Working back to the flour

A process-driven flour quality approach does not replace flour formulation methods but helps translate baking expertise into measurable numbers. For bakers to define what is suitable for their process, it is essential to view the process backwards: from the finished product to the flour. The purpose of a baking plant is to create baked products that meet their customers’ expectations. The baker knows this better than the miller, so the baker should also share when they have positive results from the miller’s flour, not just the complaints.

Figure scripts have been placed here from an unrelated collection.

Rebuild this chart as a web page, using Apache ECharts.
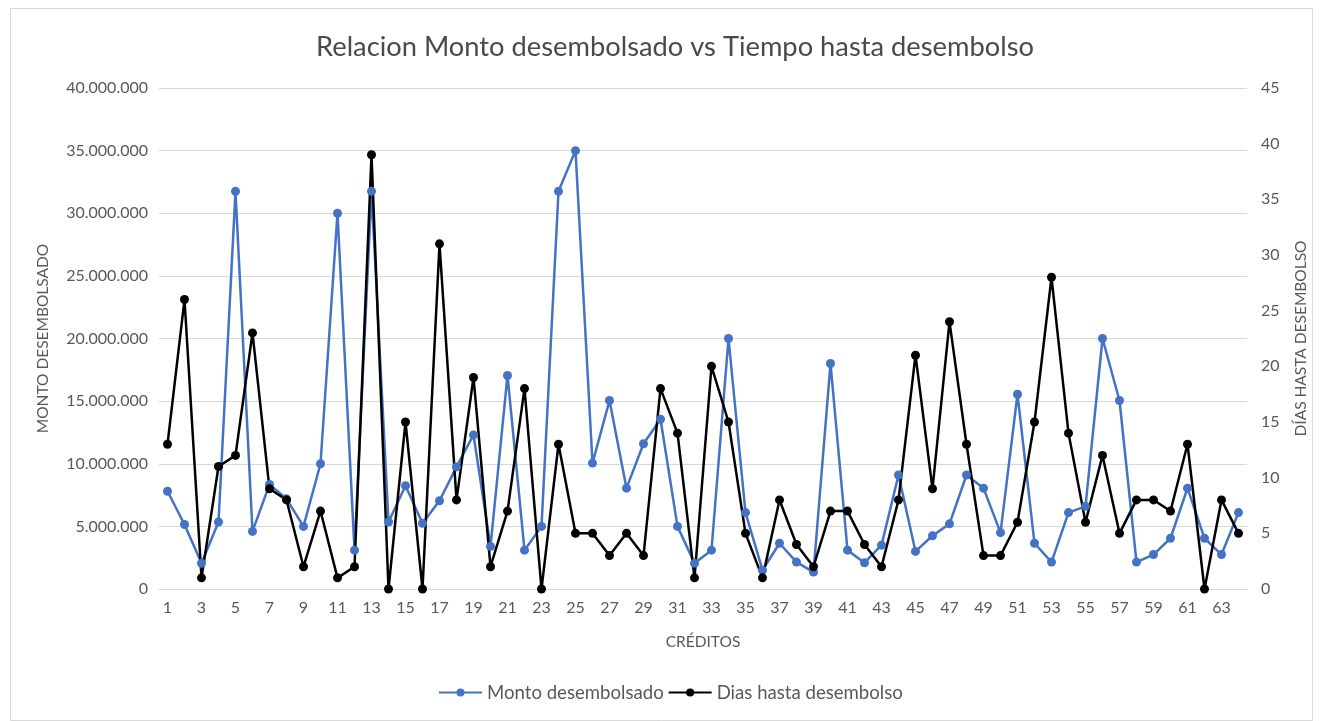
<!DOCTYPE html>
<html>
<head>
<meta charset="utf-8">
<script src="https://cdn.jsdelivr.net/npm/echarts@6/dist/echarts.min.js"></script>
<style>
  html, body { margin: 0; padding: 0; background: #ffffff; }
  #chart { width: 1323px; height: 721px; }
</style>
</head>
<body>
<div id="chart"></div>
<script>
// Credit numbers 1..64
const creditos = Array.from({ length: 64 }, (_, i) => String(i + 1));

// Amount disbursed per credit
const montoDesembolsado = [
  7800000, 5150000, 2050000, 5350000, 31750000, 4600000, 8350000, 7200000,
  5000000, 10000000, 30000000, 3100000, 31750000, 5350000, 8250000, 5250000,
  7050000, 9750000, 12300000, 3400000, 17050000, 3100000, 5000000, 31750000,
  35000000, 10050000, 15050000, 8050000, 11600000, 13550000, 5000000, 2050000,
  3100000, 20000000, 6100000, 1500000, 3650000, 2150000, 1350000, 18000000,
  3100000, 2100000, 3500000, 9100000, 3000000, 4250000, 5200000, 9100000,
  8050000, 4500000, 15550000, 3650000, 2150000, 6100000, 6600000, 20000000,
  15050000, 2150000, 2750000, 4050000, 8050000, 4050000, 2750000, 6100000
];

// Days until disbursement per credit
const diasHastaDesembolso = [
  13, 26, 1, 11, 12, 23, 9, 8, 2, 7, 1, 2, 39, 0, 15, 0,
  31, 8, 19, 2, 7, 18, 0, 13, 5, 5, 3, 5, 3, 18, 14, 1,
  20, 15, 5, 1, 8, 4, 2, 7, 7, 4, 2, 8, 21, 9, 24, 13,
  3, 3, 6, 15, 28, 14, 6, 12, 5, 8, 8, 7, 13, 0, 8, 5
];

const FONT = 'Lato, "Open Sans", "DejaVu Sans", sans-serif';
const TEXT = '#595959';
const GRID = '#d9d9d9';

// Thousands separated with dots: 40000000 -> 40.000.000
function puntos(n) {
  return String(n).replace(/\B(?=(\d{3})+(?!\d))/g, '.');
}

const chart = echarts.init(document.getElementById('chart'), null, { renderer: 'canvas' });

chart.setOption({
  backgroundColor: '#ffffff',
  animation: false,
  textStyle: { fontFamily: FONT },
  title: {
    text: 'Relacion Monto desembolsado vs Tiempo hasta desembolso',
    left: 311,
    top: 29,
    textStyle: { fontFamily: FONT, fontSize: 27.3, fontWeight: 'normal', color: '#4a4a4a' }
  },
  graphic: [{
    type: 'rect',
    shape: { x: 10.5, y: 8.5, width: 1302, height: 712 },
    style: { fill: 'none', stroke: '#d9d9d9', lineWidth: 1 },
    silent: true
  }],
  legend: {
    bottom: 14,
    left: 433,
    itemWidth: 43,
    itemHeight: 10,
    itemGap: 4,
    textStyle: { fontFamily: FONT, fontSize: 18.6, color: TEXT },
    data: ['Monto desembolsado', 'Dias hasta desembolso']
  },
  grid: { left: 159, right: 76, top: 88, bottom: 132 },
  xAxis: {
    type: 'category',
    data: creditos,
    boundaryGap: true,
    name: 'CRÉDITOS',
    nameLocation: 'middle',
    nameGap: 45,
    nameTextStyle: { fontFamily: FONT, fontSize: 15.5, color: TEXT },
    axisLine: { lineStyle: { color: GRID, width: 1 } },
    axisTick: { show: false },
    axisLabel: { interval: 1, fontFamily: FONT, fontSize: 16, color: TEXT, margin: 11 }
  },
  yAxis: [{
    type: 'value',
    min: 0,
    max: 40000000,
    interval: 5000000,
    name: 'MONTO DESEMBOLSADO',
    nameLocation: 'middle',
    nameRotate: 90,
    nameGap: 108,
    nameTextStyle: { fontFamily: FONT, fontSize: 15.5, color: TEXT },
    axisLine: { show: false },
    axisTick: { show: false },
    splitLine: { lineStyle: { color: GRID, width: 1 } },
    axisLabel: { fontFamily: FONT, fontSize: 16, color: TEXT, margin: 11, formatter: v => puntos(v) }
  }, {
    type: 'value',
    min: 0,
    max: 45,
    interval: 5,
    position: 'right',
    name: 'DÍAS HASTA DESEMBOLSO',
    nameLocation: 'middle',
    nameRotate: 90,
    nameGap: 46,
    nameTextStyle: { fontFamily: FONT, fontSize: 15.5, color: TEXT },
    axisLine: { show: false },
    axisTick: { show: false },
    splitLine: { show: false },
    axisLabel: { fontFamily: FONT, fontSize: 16, color: TEXT, margin: 14 }
  }],
  series: [{
    name: 'Monto desembolsado',
    type: 'line',
    yAxisIndex: 0,
    data: montoDesembolsado,
    symbol: 'circle',
    symbolSize: 9,
    lineStyle: { color: '#4472c4', width: 2.5 },
    itemStyle: { color: '#4472c4' }
  }, {
    name: 'Dias hasta desembolso',
    type: 'line',
    yAxisIndex: 1,
    data: diasHastaDesembolso,
    symbol: 'circle',
    symbolSize: 9,
    lineStyle: { color: '#000000', width: 2.5 },
    itemStyle: { color: '#000000' }
  }]
});
</script>
</body>
</html>
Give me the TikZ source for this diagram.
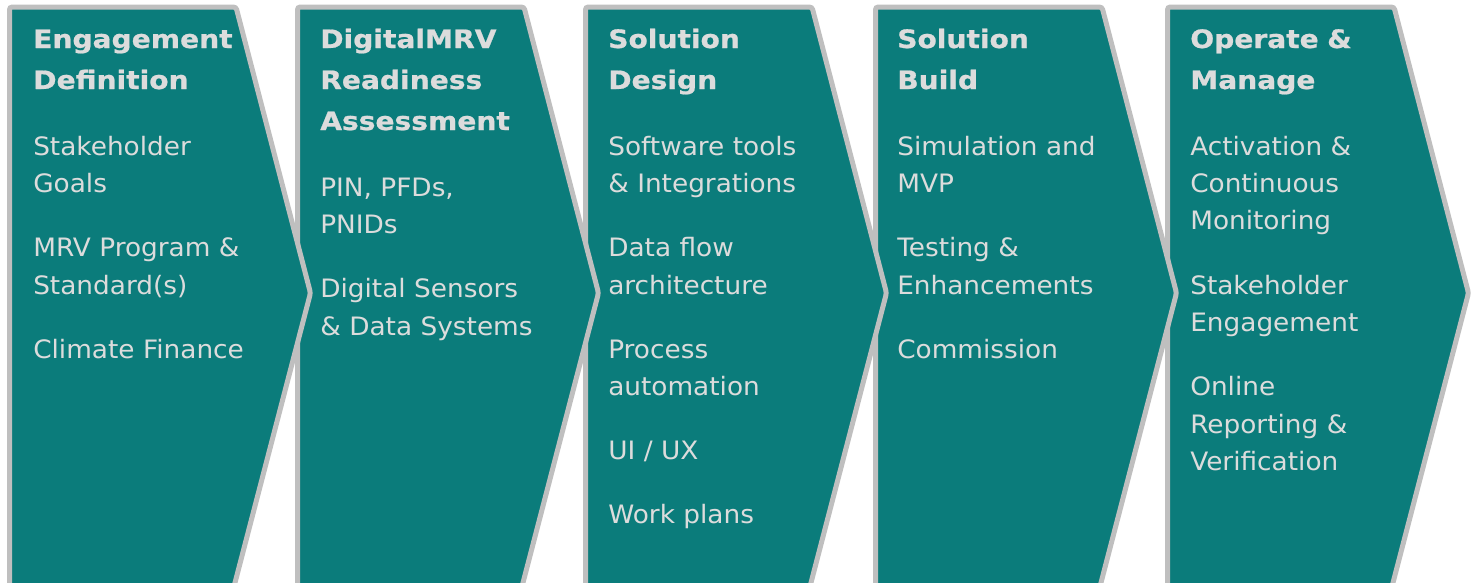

To help with this exchange, ask baker customers to visit the mill and participate in the flour formulation process. They could keep a record of flour deliveries that consistently met ideal final product specifications, noting those that needed adjustments or were discarded. The qualification process may need adjusting if the accepted flour still results in production issues or lower-quality end products.

Certain flour and dough characterization tools now include a dough introduction kit for conducting at-line dough tests in as little as two minutes of analysis. This is a valuable application for bakers who take a more active role in the flour quality specification process while also improving process decision making.

Some flour and dough quality characterizers now include features for the baker to analyze doughs at-line. These new tools quickly and objectively measure dough functionality and gain valuable information about the proteins and starch, along with any improvers or enzymes in the baker’s recipe. Through this approach, the baker can align what they are experiencing on the processing line against the same tools and specifications their miller uses to develop their flour formulations. Not only can this simple effort go a long way in reducing customer complaints, but it also helps empower bakers to make better process decisions to close the knowledge gap left by master bakers leaving the industry.

Know your baker’s process

Millers are the flour experts. They know how to select, prepare, and blend wheat precisely to meet numbers and specifications. However, many may not target the correct parameters today. Nothing is more frustrating for a miller than sending flour that fits their COA only to receive customer complaints.

COAs focusing on protein, water absorption, dough mixing time, and stability do not account for starch or the baker’s exclusive process. By linking objective data on finished products with accurate characterizations of process-adapted flours, millers and bakers can jointly develop Certificates of Acceptance (COAs) tailored to specific baking processes and product lines.